▶ **The data**:
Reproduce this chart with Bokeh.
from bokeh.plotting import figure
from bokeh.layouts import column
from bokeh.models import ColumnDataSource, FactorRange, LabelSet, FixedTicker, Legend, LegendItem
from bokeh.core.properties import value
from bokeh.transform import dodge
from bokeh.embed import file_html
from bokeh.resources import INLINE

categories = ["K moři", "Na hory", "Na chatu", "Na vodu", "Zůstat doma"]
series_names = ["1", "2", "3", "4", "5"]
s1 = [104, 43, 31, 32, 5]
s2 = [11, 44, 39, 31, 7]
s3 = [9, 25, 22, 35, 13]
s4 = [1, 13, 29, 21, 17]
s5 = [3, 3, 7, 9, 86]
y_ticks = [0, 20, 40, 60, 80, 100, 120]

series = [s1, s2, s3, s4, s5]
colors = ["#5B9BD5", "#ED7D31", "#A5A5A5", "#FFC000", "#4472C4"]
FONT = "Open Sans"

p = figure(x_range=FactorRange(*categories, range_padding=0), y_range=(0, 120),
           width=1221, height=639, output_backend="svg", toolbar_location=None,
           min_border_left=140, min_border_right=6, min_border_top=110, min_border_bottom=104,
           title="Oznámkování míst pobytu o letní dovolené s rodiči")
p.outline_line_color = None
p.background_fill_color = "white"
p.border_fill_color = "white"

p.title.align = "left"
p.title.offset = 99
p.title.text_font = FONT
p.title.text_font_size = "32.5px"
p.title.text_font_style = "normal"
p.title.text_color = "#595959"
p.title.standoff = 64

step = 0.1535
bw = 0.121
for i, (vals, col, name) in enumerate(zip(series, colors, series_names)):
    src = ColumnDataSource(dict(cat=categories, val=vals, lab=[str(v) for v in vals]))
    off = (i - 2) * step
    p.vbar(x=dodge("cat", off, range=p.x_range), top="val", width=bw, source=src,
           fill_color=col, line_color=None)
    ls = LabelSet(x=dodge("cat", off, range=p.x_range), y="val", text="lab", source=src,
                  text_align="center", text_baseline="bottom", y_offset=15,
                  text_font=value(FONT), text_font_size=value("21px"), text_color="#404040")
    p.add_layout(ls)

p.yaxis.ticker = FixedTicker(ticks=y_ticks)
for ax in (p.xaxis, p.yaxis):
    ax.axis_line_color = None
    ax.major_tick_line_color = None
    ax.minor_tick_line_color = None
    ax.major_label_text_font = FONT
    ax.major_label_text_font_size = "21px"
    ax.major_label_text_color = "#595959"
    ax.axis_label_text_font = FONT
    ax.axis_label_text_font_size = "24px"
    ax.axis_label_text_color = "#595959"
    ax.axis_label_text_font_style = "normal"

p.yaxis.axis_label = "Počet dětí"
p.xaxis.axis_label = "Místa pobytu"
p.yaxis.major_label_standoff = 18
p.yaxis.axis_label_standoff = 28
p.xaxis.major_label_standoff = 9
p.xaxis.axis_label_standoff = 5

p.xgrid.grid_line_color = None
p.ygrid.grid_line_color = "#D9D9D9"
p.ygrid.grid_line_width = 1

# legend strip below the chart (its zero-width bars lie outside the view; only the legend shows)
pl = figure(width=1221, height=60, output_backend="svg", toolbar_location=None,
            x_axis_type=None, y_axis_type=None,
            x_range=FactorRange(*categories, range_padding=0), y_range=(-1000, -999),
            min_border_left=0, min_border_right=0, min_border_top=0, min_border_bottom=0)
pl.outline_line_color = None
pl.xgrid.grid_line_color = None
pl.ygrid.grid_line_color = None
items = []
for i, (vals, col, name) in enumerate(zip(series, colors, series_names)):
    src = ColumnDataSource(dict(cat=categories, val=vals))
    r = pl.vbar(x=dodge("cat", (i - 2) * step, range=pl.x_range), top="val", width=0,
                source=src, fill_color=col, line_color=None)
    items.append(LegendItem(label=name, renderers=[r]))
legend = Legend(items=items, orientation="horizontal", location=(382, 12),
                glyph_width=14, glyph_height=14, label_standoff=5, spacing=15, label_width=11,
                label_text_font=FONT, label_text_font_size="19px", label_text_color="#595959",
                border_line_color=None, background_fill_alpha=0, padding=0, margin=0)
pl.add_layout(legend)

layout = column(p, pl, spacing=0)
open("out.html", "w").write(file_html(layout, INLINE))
...
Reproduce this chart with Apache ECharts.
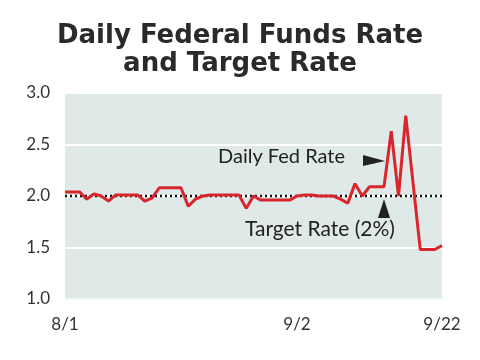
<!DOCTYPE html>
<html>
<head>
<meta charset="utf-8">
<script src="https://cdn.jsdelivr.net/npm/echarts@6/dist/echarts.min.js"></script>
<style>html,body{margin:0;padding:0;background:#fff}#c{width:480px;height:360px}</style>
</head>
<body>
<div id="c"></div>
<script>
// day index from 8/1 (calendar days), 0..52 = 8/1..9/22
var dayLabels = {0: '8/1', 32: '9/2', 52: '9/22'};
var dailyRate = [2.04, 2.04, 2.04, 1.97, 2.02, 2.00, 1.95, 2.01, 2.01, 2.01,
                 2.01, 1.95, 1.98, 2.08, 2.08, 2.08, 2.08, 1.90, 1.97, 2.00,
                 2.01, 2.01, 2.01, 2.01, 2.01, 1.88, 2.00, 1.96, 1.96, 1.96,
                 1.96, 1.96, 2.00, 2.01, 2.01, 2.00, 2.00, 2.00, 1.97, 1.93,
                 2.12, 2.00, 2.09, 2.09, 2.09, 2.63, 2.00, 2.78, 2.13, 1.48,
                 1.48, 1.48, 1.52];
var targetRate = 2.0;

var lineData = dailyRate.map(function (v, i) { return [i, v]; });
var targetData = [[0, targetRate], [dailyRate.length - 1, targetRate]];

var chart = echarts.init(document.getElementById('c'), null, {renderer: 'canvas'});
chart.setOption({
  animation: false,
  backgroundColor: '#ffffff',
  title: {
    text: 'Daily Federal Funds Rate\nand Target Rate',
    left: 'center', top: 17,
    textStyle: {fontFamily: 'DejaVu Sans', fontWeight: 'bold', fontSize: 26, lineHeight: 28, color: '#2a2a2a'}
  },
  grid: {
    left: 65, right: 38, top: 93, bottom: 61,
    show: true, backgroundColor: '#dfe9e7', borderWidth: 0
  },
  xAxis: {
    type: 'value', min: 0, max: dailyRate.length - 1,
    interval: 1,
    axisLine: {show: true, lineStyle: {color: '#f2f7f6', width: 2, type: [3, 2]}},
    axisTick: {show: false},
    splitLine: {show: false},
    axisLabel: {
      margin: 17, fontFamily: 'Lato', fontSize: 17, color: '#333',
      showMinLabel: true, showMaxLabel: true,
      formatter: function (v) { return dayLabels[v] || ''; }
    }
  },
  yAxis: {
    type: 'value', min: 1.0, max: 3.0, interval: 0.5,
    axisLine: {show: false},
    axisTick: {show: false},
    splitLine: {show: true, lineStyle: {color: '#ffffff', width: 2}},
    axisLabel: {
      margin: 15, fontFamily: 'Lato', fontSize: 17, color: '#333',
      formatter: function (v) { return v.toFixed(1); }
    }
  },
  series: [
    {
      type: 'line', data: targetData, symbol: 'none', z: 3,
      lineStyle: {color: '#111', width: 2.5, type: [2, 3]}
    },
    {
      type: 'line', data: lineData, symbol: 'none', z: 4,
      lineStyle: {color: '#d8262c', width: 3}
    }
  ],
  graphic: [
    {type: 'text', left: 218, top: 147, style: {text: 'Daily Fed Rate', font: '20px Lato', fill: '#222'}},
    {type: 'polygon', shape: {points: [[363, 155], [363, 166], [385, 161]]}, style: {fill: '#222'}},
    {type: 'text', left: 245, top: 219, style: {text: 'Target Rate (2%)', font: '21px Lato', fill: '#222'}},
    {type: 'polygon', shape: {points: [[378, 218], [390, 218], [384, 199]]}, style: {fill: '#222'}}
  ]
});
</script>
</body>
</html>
...
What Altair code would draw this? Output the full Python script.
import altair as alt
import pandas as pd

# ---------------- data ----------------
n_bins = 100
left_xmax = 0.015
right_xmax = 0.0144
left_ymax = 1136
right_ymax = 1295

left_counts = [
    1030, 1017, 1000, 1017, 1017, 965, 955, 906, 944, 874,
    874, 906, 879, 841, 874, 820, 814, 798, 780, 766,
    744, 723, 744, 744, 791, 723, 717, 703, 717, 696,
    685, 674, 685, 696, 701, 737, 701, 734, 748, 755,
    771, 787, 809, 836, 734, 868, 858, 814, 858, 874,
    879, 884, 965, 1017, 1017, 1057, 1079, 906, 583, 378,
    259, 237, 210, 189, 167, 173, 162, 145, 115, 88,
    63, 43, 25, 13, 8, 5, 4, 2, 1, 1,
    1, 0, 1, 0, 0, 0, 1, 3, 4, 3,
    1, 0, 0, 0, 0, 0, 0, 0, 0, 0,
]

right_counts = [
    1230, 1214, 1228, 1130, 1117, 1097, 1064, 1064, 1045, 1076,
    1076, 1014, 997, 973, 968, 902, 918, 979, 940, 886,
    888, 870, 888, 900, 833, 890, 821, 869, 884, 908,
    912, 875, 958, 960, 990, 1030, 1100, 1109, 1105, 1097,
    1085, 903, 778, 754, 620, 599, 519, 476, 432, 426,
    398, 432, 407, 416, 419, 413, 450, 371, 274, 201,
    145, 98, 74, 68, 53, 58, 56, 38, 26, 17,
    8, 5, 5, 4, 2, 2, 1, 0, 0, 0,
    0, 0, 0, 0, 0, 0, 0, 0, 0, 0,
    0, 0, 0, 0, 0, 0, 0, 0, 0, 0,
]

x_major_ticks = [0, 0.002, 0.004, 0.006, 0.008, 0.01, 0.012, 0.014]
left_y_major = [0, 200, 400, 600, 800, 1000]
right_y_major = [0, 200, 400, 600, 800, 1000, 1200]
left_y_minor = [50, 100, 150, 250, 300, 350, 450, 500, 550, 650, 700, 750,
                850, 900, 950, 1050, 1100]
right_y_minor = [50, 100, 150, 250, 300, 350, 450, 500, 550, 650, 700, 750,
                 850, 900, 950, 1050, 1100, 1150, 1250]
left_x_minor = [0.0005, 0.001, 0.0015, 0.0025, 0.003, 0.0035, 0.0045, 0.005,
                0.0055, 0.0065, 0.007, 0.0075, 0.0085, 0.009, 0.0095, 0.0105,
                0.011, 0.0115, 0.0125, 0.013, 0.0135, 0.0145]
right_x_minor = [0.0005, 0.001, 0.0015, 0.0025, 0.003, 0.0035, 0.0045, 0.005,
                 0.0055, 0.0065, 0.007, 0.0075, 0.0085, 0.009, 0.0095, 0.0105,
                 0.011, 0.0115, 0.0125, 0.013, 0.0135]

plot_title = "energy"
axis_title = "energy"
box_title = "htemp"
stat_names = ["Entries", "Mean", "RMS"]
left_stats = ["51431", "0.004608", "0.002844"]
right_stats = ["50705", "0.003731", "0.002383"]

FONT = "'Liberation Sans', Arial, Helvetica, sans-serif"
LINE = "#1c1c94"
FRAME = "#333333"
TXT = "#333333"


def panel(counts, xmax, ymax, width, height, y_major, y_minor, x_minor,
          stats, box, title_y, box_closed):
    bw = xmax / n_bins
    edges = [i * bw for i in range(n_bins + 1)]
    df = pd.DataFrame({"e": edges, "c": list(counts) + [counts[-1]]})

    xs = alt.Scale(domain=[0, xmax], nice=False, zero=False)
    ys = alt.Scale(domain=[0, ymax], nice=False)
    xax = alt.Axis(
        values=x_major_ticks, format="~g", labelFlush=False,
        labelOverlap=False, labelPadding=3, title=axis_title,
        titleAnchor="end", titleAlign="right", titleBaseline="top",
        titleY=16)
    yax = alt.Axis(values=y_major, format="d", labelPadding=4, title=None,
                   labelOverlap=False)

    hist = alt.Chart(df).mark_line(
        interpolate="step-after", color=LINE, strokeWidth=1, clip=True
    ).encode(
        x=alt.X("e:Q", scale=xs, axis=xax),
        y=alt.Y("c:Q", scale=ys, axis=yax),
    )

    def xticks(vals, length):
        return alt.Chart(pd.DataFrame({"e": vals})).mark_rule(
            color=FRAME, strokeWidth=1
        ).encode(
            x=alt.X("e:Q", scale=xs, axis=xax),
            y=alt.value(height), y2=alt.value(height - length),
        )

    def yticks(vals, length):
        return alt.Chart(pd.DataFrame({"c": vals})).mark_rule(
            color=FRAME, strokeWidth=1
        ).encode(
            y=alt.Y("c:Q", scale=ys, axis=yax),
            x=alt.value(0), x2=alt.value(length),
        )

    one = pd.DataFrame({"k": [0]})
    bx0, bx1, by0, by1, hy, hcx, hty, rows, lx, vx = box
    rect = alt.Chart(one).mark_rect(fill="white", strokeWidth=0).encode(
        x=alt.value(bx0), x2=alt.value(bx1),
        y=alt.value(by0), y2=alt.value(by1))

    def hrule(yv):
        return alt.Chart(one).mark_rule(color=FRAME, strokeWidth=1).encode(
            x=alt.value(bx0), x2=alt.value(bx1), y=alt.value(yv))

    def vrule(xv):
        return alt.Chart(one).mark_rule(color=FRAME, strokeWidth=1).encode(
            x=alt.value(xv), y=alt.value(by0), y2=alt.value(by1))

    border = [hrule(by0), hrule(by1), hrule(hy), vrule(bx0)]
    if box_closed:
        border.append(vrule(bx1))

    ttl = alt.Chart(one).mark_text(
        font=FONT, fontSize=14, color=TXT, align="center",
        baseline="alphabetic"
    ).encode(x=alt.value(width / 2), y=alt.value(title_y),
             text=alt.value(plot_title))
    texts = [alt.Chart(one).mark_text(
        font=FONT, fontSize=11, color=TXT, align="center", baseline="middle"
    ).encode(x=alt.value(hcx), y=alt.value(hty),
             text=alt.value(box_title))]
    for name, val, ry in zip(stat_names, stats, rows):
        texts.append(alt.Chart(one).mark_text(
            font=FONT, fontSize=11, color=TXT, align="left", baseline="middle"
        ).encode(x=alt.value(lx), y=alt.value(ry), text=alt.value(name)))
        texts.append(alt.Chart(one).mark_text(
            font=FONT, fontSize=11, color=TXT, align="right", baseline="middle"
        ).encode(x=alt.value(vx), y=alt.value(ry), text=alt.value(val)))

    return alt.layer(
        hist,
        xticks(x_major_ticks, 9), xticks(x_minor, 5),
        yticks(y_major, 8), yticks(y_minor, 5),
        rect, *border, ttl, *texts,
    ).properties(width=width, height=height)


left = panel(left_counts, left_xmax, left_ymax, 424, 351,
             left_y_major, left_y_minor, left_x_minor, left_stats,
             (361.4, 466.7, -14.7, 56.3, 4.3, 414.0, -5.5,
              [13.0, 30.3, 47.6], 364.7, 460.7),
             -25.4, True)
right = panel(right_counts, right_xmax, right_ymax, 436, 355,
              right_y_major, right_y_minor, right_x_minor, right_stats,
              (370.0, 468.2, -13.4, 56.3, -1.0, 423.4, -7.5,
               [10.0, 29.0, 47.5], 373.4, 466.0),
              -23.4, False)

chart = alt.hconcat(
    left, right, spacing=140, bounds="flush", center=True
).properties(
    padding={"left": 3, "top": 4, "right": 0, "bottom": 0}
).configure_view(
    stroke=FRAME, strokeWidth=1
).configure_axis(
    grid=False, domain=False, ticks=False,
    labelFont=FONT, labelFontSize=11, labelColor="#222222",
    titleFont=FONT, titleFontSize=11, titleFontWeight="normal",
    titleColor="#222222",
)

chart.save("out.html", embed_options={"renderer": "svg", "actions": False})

▶ **Written exercise**: Search the listing above for the string "with". Copy every line that contains it.

▶ **Full response**:
Reproduce this chart with Bokeh.
Reproduce this chart with Apache ECharts.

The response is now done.